The administration stood by while the Saudis and other Persian Gulf states “poured hundreds of millions of dollars and tens of thousands of tons of military weapons into anyone who would fight against Assad, except the people who were being supplied were Al Nusra and Al Qaeda and the extremist elements of jihadis coming from other parts of the world,” as Vice President Joe Biden confessed two years ago before a student audience at Harvard. (Quote starts at 53:20.)
Instead of opposing Al Nusra and similar forces, the U.S. thus stood by as its closest friends supplied these jihadists with money and arms.

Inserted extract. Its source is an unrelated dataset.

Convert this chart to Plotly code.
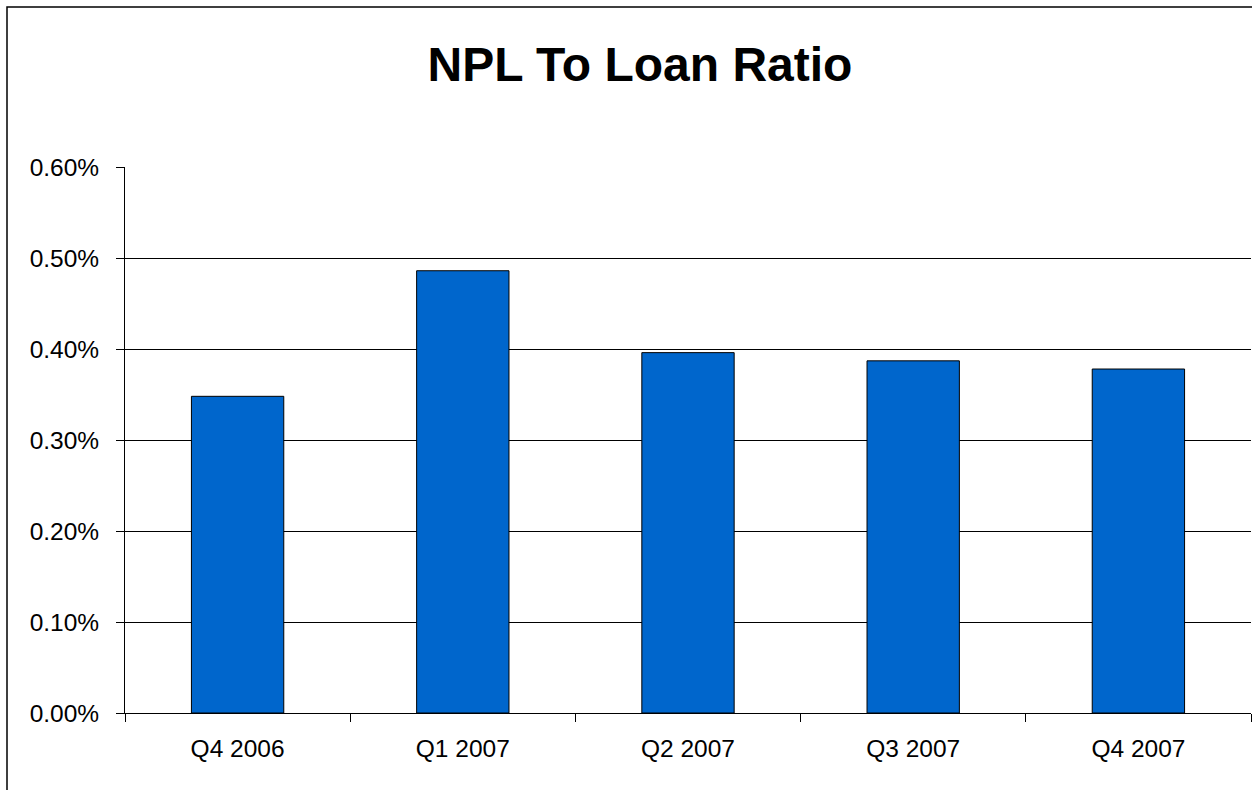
import plotly.graph_objects as go

categories = ["Q4 2006", "Q1 2007", "Q2 2007", "Q3 2007", "Q4 2007"]
npl_ratio = [0.348, 0.486, 0.396, 0.387, 0.378]  # percent
y_ticks = [0.0, 0.1, 0.2, 0.3, 0.4, 0.5, 0.6]
y_tick_labels = ["0.00%", "0.10%", "0.20%", "0.30%", "0.40%", "0.50%", "0.60%"]
grid_vals = [0.1, 0.2, 0.3, 0.4, 0.5]

FONT = "Liberation Sans, Arial, sans-serif"

fig = go.Figure()
fig.add_trace(go.Bar(
    x=categories, y=npl_ratio,
    marker=dict(color="#0066CC", line=dict(color="#000000", width=1)),
    hoverinfo="x+y",
))
# invisible helper trace for the grid axis
fig.add_trace(go.Scatter(x=[categories[0]], y=[0], yaxis="y2", mode="markers",
                         marker=dict(opacity=0), showlegend=False, hoverinfo="skip"))

fig.update_layout(
    width=1252, height=790,
    margin=dict(l=125, r=1, t=167, b=77),
    paper_bgcolor="white", plot_bgcolor="white",
    showlegend=False,
    bargap=0.59,
    title=dict(text="<b>NPL To Loan Ratio</b>", x=640/1252, xanchor="center",
               xref="paper" if False else "container",
               yref="container", y=1 - 64/790, yanchor="middle",
               font=dict(family=FONT, size=48, color="black")),
    font=dict(family=FONT, color="black"),
    xaxis=dict(
        type="category", tickson="boundaries", ticks="outside", ticklen=8,
        tickcolor="#000000", tickwidth=1,
        showline=True, linecolor="#000000", linewidth=1,
        showgrid=False, tickfont=dict(family=FONT, size=24.5, color="black"),
        ticklabelstandoff=14,
    ),
    yaxis=dict(
        range=[0, 0.6], tickvals=y_ticks, ticktext=y_tick_labels,
        ticks="outside", ticklen=8, tickcolor="#000000", tickwidth=1,
        showline=True, linecolor="#000000", linewidth=1,
        showgrid=False, zeroline=False,
        tickfont=dict(family=FONT, size=24.5, color="black"),
        ticklabelstandoff=12,
    ),
    yaxis2=dict(
        overlaying="y", range=[0, 0.6], tickvals=grid_vals,
        showticklabels=False, ticks="", showgrid=True, gridcolor="#000000",
        gridwidth=1, zeroline=False, showline=False,
    ),
    shapes=[dict(type="rect", xref="paper", yref="paper",
                 x0=(7 - 125) / 1126, x1=1.2, y0=-0.3, y1=(713 - 7) / 546,
                 line=dict(color="#000000", width=1.5), fillcolor="rgba(0,0,0,0)",
                 layer="below")],
)

fig.write_html("out.html")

As for the argument that ISIL (also known as ISIS, Islamic State, and Daesh) could be safely deployed against Assad, it wasn’t just certain nameless critics who said this but the White House itself.
Favoring ISIS over Assad
While combating ISIS in Iraq, the U.S. attitude with regard to the group’s Syrian branch was startlingly blasé — even after it launched its devastating offensive in western Iraq in June 2014.
“Certainly, ISIS has been able to expand in Syria, but that’s not our main objective,” The Wall Street Journal quoted a “senior defense official” as saying in January 2015. “I wouldn’t call Syria a safe haven for ISIL, but it is a place where it’s easier for them to organize, plan and seek shelter than it is in Iraq.” The Journal added that “U.S. strategy in Syria is also constrained by a reluctance to tip the balance of power toward Syrian President Bashar al-Assad, who is fighting Islamic State and other rebels.”
Translation: Despite the havoc across the border, the White House still regarded Syria as a place where ISIS could be left alone “to organize, plan, and seek shelter” and thus keep up the pressure on Assad. That was its policy five months later when ISIS closed in on the ancient city of Palmyra. Even though Islamic State fighters would have been perfect targets as they crossed miles of open desert, the U.S. purposely withheld bombing so as not to tip the advantage to Assad.
As secretary of state, Kerry was thus party to the same policies that he now decries, policies based on leaving ISIS alone to make life miserable for Assad while others carried on unscathed. As a result, even he now seems to be confused.
Late last month at a conference in Aspen, Kerry emphasized the importance of defeating ISIS and Al Nusra along with “a couple of subgroups” such as Jaysh al-Islam and Ahrar al-Sham. The statement was accurate since both groups are indeed allied with Al Nusra.
But administration officials pronounced themselves “baffled” because the official line is the opposite. “For months, we’ve been arguing to make sure the Russians and the Syrian regime don’t equate these groups with the terrorists,” a senior administration official told the Washington Post. “Kerry’s line yields that point.”
In fact, Kerry has been so concerned about protecting such groups on other occasions that he asked Lavrov last month not to bomb Al Nusra in Aleppo for fear of hitting pro-U.S. forces fighting side by side. Evidently, terrorists and non-terrorists are so intermingled that even Kerry has trouble telling them apart. [See Consortiumnews.com’s “Hillary Clinton’s ‘Entangled’ Foreign Policy.”]
So the U.S. condemns Al Qaeda except when it fights alongside pro-U.S. groups, at which point it begs Russia to leave it alone. The Obama administration claims to combat Islamic State except when it is marching against Palmyra, at which point it calls off the F-16s so ISIS can continue on its way. The U.S. backs “moderate” rebels except when they slit the throat of 12-year-old boys, at which point it promises to do something … soon.